## [Job]
Reproduce the listing below exactly, beginning with its first line and ending with the line that holds "import plotly.graph_objects as go"; pictures are not part of the copy.

START Data to process

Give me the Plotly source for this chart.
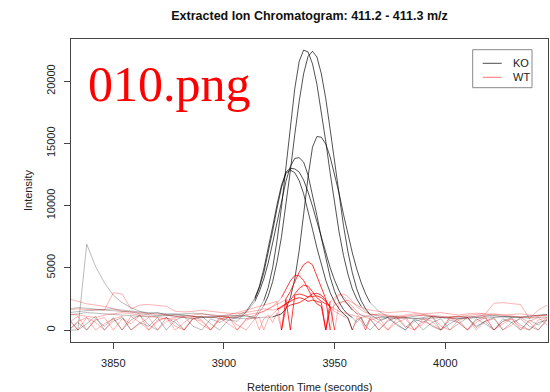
import plotly.graph_objects as go

# ---------------- data ----------------
rt = [3830, 3834, 3838, 3842, 3846, 3850, 3854, 3858, 3862, 3866, 3870, 3874, 3878, 3882, 3886, 3890, 3894, 3898, 3902, 3906, 3910, 3914,
      3916, 3918, 3920, 3922, 3924, 3926, 3928, 3930, 3932, 3934, 3936, 3938, 3940, 3942, 3944, 3946, 3948, 3950, 3952, 3954, 3956, 3958, 3960, 3962, 3964, 3966,
      3970, 3974, 3978, 3982, 3986, 3990, 3994, 3998, 4002, 4006, 4010, 4014, 4018, 4022, 4026, 4030, 4034, 4038, 4042, 4046]

ko1 = ([1400, 1500, 1550, 1600, 1650, 1700, 1600, 1500, 1450, 1400, 1350, 1300, 1250, 1300, 1350, 1300, 1200, 1150, 1200, 1150, 1100, 1050]
       + [1730, 2370, 3420, 5000, 7200, 9900, 13100, 16400, 19400, 21600, 22500, 22350, 21400, 19750, 17600, 15150, 12600, 10100, 7900, 6000, 4500, 3300, 2500, 1900, 1500, 1250]
       + [1100, 1000, 900, 1000, 1100, 1200, 1100, 1000, 900, 950, 1000, 1100, 1200, 1150, 1100, 1000, 1050, 1100, 1200, 1250])
ko2 = ([0, 600, 0, 900, 300, 1000, 0, 800, 1200, 400, 0, 1000, 600, 0, 900, 1100, 500, 0, 800, 1000, 1200, 900]
       + [1460, 1960, 2740, 3890, 5500, 7500, 10000, 12800, 15700, 18400, 20600, 22000, 22400, 21950, 20600, 18600, 16100, 13400, 10800, 8400, 6300, 4600, 3300, 2350, 1700, 1250]
       + [800, 1000, 500, 0, 700, 900, 300, 0, 800, 600, 0, 900, 500, 0, 700, 1000, 400, 0, 600, 800])
ko3 = ([1700, 1800, 1750, 1650, 1600, 1550, 1500, 1450, 1300, 1200, 1150, 1250, 1300, 1200, 1100, 1000, 1050, 1100, 1000, 950, 900, 1000]
       + [1000, 1000, 1000, 1050, 1150, 1300, 1700, 2600, 4100, 6400, 9300, 12300, 14700, 15550, 15500, 14950, 13900, 12550, 11000, 9300, 7700, 6200, 4900, 3800, 2900, 2200]
       + [1500, 1100, 1000, 950, 900, 1000, 1100, 1050, 1000, 950, 900, 1000, 1100, 1150, 1100, 1050, 1000, 1100, 1200, 1250])
ko4 = ([900, 0, 500, 1100, 0, 700, 1000, 0, 600, 300, 1000, 0, 800, 1100, 300, 0, 900, 600, 1000, 1000, 1400, 2300]
       + [3100, 4100, 5400, 7000, 8700, 10400, 11950, 13150, 13800, 13850, 13500, 12450, 10950, 9200, 7400, 5700, 4250, 3100, 2250, 1650, 1250, 1000, 600, 1000, 300, 900]
       + [0, 700, 1000, 200, 800, 0, 600, 900, 0, 500, 1000, 300, 700, 0, 900, 600, 0, 800, 400, 1000])
ko5 = ([1200, 1300, 1400, 1350, 1300, 1250, 1200, 1150, 1100, 1050, 1100, 1150, 1200, 1150, 1100, 1050, 1000, 1050, 1100, 1150, 1500, 2500]
       + [3400, 4600, 6200, 7950, 9800, 11450, 12700, 13000, 12950, 12700, 12050, 11100, 9950, 8700, 7400, 6150, 5000, 4000, 3150, 2500, 2000, 1600, 1350, 1200, 1100, 1050]
       + [1000, 1050, 1100, 1000, 950, 900, 950, 1000, 1050, 1100, 1050, 1000, 950, 1000, 1050, 1100, 1000, 950, 1000, 1050])
ko6 = ([0, 0, 6900, 5100, 3800, 2800, 2200, 1800, 1500, 1300, 1400, 1200, 1100, 1000, 900, 1000, 1100, 900, 800, 700, 1450, 2600]
       + [3500, 4900, 6500, 8300, 10100, 11650, 12600, 12850, 12650, 12000, 10950, 9600, 8100, 6600, 5200, 4000, 3000, 2250, 1700, 1300, 1000, 0, 800, 1000, 300, 0]
       + [700, 1000, 400, 0, 900, 600, 1100, 0, 500, 900, 1000, 200, 700, 1000, 0, 600, 900, 300, 0, 800])

wt1 = ([2500, 2300, 2100, 2000, 1900, 1700, 1500, 1450, 1400, 1350, 1300, 1200, 1100, 1000, 1050, 1100, 1000, 1100, 1200, 1400, 1600, 1800]
       + [1900, 2000, 2100, 2200, 2300, 0, 2500, 3100, 3900, 4650, 5250, 5490, 5240, 4320, 3300, 2500, 0, 2400, 2800, 2900, 2700, 2300, 1900, 1600, 1400, 1300]
       + [1200, 1100, 1000, 1100, 1200, 1150, 1100, 1000, 1050, 1100, 1000, 1100, 1200, 1300, 1200, 1100, 1050, 1000, 1100, 1200])
wt2 = ([800, 0, 1000, 600, 0, 900, 1100, 0, 500, 1000, 0, 700, 900, 0, 1000, 400, 0, 800, 1100, 0, 900, 1200]
       + [1300, 1500, 1700, 1900, 2200, 2600, 3300, 3950, 4380, 4360, 3980, 3350, 2600, 2100, 1900, 0, 1700, 2000, 2200, 2300, 2100, 1700, 1300, 900, 0, 800]
       + [1000, 0, 600, 900, 0, 500, 1100, 300, 0, 800, 1000, 0, 700, 900, 0, 400, 1000, 600, 0, 900])
wt3 = ([1600, 1700, 1650, 1600, 1600, 3000, 2900, 1700, 2000, 2050, 2000, 1900, 1500, 1450, 1500, 1600, 1500, 1400, 1350, 1300, 1400, 1500]
       + [1600, 1700, 1650, 1600, 1700, 1800, 2100, 2400, 2900, 3350, 3600, 3520, 3080, 2600, 2300, 2100, 1900, 0, 2100, 2300, 2400, 2200, 2000, 1800, 1700, 1600]
       + [1500, 1400, 1450, 1500, 1400, 1300, 1350, 1400, 1300, 1200, 1300, 1350, 1300, 1250, 1200, 1250, 1300, 1200, 1150, 1200])
wt4 = ([0, 700, 1000, 0, 500, 900, 0, 1100, 600, 0, 800, 1000, 300, 0, 900, 700, 0, 1000, 500, 0, 800, 1000]
       + [0, 900, 1200, 600, 1400, 0, 1800, 2000, 2100, 2200, 2400, 2650, 2900, 2950, 2800, 2400, 1800, 1500, 1300, 1100, 900, 0, 1000, 700, 0, 1000]
       + [600, 0, 900, 1100, 0, 700, 400, 0, 1000, 800, 0, 600, 1000, 0, 700, 900, 200, 0, 800, 1000])
wt5 = ([1300, 1200, 1100, 1000, 1200, 1300, 1400, 1300, 1200, 1100, 1000, 900, 1000, 1100, 1200, 1300, 1200, 1100, 1000, 1100, 1200, 1300]
       + [1400, 1500, 1700, 1900, 2100, 2300, 2450, 0, 2800, 2900, 2800, 2650, 2700, 2750, 2600, 2300, 1900, 1700, 1500, 1400, 1300, 1200, 1100, 1000, 1100, 1200]
       + [1300, 1200, 1100, 1200, 1300, 1250, 1200, 1100, 1000, 1100, 1200, 1250, 1300, 2150, 2200, 2150, 2050, 900, 1600, 2000])
wt6 = ([600, 1100, 0, 800, 1000, 0, 900, 500, 1200, 0, 700, 1000, 0, 600, 1100, 800, 0, 900, 1000, 400, 0, 900]
       + [1000, 0, 900, 1300, 1600, 1900, 2100, 2300, 2500, 2600, 2500, 2300, 2400, 2300, 2200, 0, 2300, 2600, 2900, 2700, 2300, 1900, 1500, 1200, 1000, 900]
       + [0, 800, 1100, 300, 0, 900, 700, 0, 1000, 600, 0, 800, 1100, 0, 500, 900, 0, 700, 1000, 400])

ko_samples = [ko1, ko2, ko3, ko4, ko5, ko6]
wt_samples = [wt1, wt2, wt3, wt4, wt5, wt6]
# retention-time window of the detected peak for each sample (highlighted)
ko_windows = [(3918, 3962), (3918, 3966), (3922, 3966), (3914, 3958), (3914, 3958), (3914, 3958)]
wt_windows = [(3926, 3948), (3926, 3948), (3924, 3950), (3926, 3948), (3928, 3948), (3924, 3948)]

groups = ["KO", "WT"]
title = "Extracted Ion Chromatogram: 411.2 - 411.3 m/z"
x_ticks = [3850, 3900, 3950, 4000]
y_ticks = [0, 5000, 10000, 15000, 20000]

# ---------------- styling ----------------
W, H = 550, 392
ML, MR, MT, MB = 71, 2, 39, 50
PW, PH = W - ML - MR, H - MT - MB
FONT = "Liberation Sans, Arial, Helvetica, sans-serif"
AXC = "#444444"

KO_LIGHT, KO_DARK = "rgba(0,0,0,0.27)", "rgba(0,0,0,0.68)"
WT_LIGHT, WT_DARK = "rgba(255,0,0,0.30)", "rgba(255,0,0,0.78)"


def pxx(x):
    return (x - ML) / PW


def pxy(y):
    return (H - MB - y) / PH


def split(t, y, lo, hi):
    pre = [(a, b) for a, b in zip(t, y) if a <= lo]
    mid = [(a, b) for a, b in zip(t, y) if lo <= a <= hi]
    post = [(a, b) for a, b in zip(t, y) if a >= hi]
    return pre, mid, post


fig = go.Figure()


def add_seg(pts, color):
    if len(pts) < 2:
        return
    fig.add_trace(go.Scatter(x=[p[0] for p in pts], y=[p[1] for p in pts], mode="lines",
                             line=dict(color=color, width=1), showlegend=False, hoverinfo="skip"))


for samples, windows, light, dark in [(ko_samples, ko_windows, KO_LIGHT, KO_DARK),
                                      (wt_samples, wt_windows, WT_LIGHT, WT_DARK)]:
    for ys, (lo, hi) in zip(samples, windows):
        pre, mid, post = split(rt, ys, lo, hi)
        add_seg(pre, light)
        add_seg(post, light)
        add_seg(mid, dark)

axis_common = dict(showgrid=False, zeroline=False, showline=True, linecolor=AXC, linewidth=1,
                   mirror=True, ticks="outside", ticklen=6, tickwidth=1, tickcolor=AXC,
                   tickfont=dict(family=FONT, size=11, color="#222222"))

fig.update_layout(
    width=W, height=H,
    margin=dict(l=ML, r=MR, t=MT, b=MB),
    paper_bgcolor="white", plot_bgcolor="white",
    showlegend=False,
    title=dict(text="<b>" + title + "</b>", x=0.5, xref="paper", xanchor="center",
               y=1 - 16 / H, yref="container", yanchor="middle",
               font=dict(family=FONT, size=12.5, color="#111111")),
    xaxis=dict(range=[3830.9, 4046.4], tickvals=x_ticks, ticktext=[str(v) for v in x_ticks],
               ticklabelstandoff=5, **axis_common),
    yaxis=dict(range=[-965, 23393], tickvals=y_ticks, ticktext=[str(v) for v in y_ticks], tickangle=-90,
               ticklabelstandoff=5, **axis_common),
)

annotations = [
    dict(text="Retention Time (seconds)", xref="paper", yref="paper", x=0.5, y=0, yshift=-45,
         xanchor="center", yanchor="middle", showarrow=False,
         font=dict(family=FONT, size=11, color="#222222")),
    dict(text="Intensity", xref="paper", yref="paper", x=0, y=0.5, xshift=-(ML - 27.5),
         xanchor="center", yanchor="middle", textangle=-90, showarrow=False,
         font=dict(family=FONT, size=11, color="#222222")),
    dict(text="010.png", xref="paper", yref="paper", x=pxx(86), y=pxy(84),
         xanchor="left", yanchor="middle", showarrow=False,
         font=dict(family="Liberation Serif, Times New Roman, serif", size=50, color="#ff0000")),
]

# legend box drawn in pixel coordinates
shapes = [dict(type="rect", xref="paper", yref="paper", x0=pxx(472.7), x1=pxx(532), y0=pxy(87.7), y1=pxy(49.7),
               line=dict(color="#888888", width=1), fillcolor="white", layer="above")]
leg_colors = ["rgba(0,0,0,0.7)", "rgba(255,0,0,0.55)"]
for i, (g, c) in enumerate(zip(groups, leg_colors)):
    yy = 63.3 + 14 * i
    shapes.append(dict(type="line", xref="paper", yref="paper", x0=pxx(482.7), x1=pxx(501.7), y0=pxy(yy), y1=pxy(yy),
                       line=dict(color=c, width=1), layer="above"))
    annotations.append(dict(text=g, xref="paper", yref="paper", x=pxx(510.5), y=pxy(yy), xanchor="left",
                            yanchor="middle", showarrow=False,
                            font=dict(family=FONT, size=11, color="#222222")))

fig.update_layout(annotations=annotations, shapes=shapes)
fig.write_html("out.html")
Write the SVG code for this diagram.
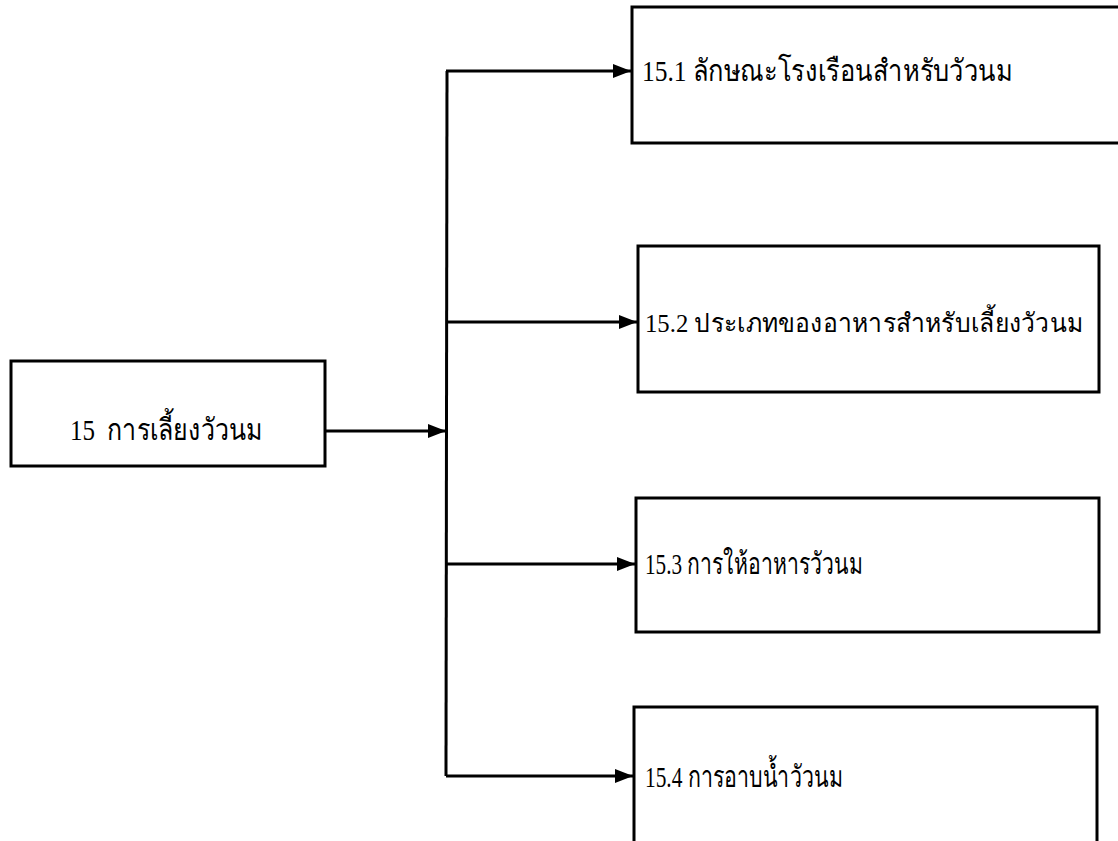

END Data to process

## [Final result]
Give me the Plotly source for this chart.
import plotly.graph_objects as go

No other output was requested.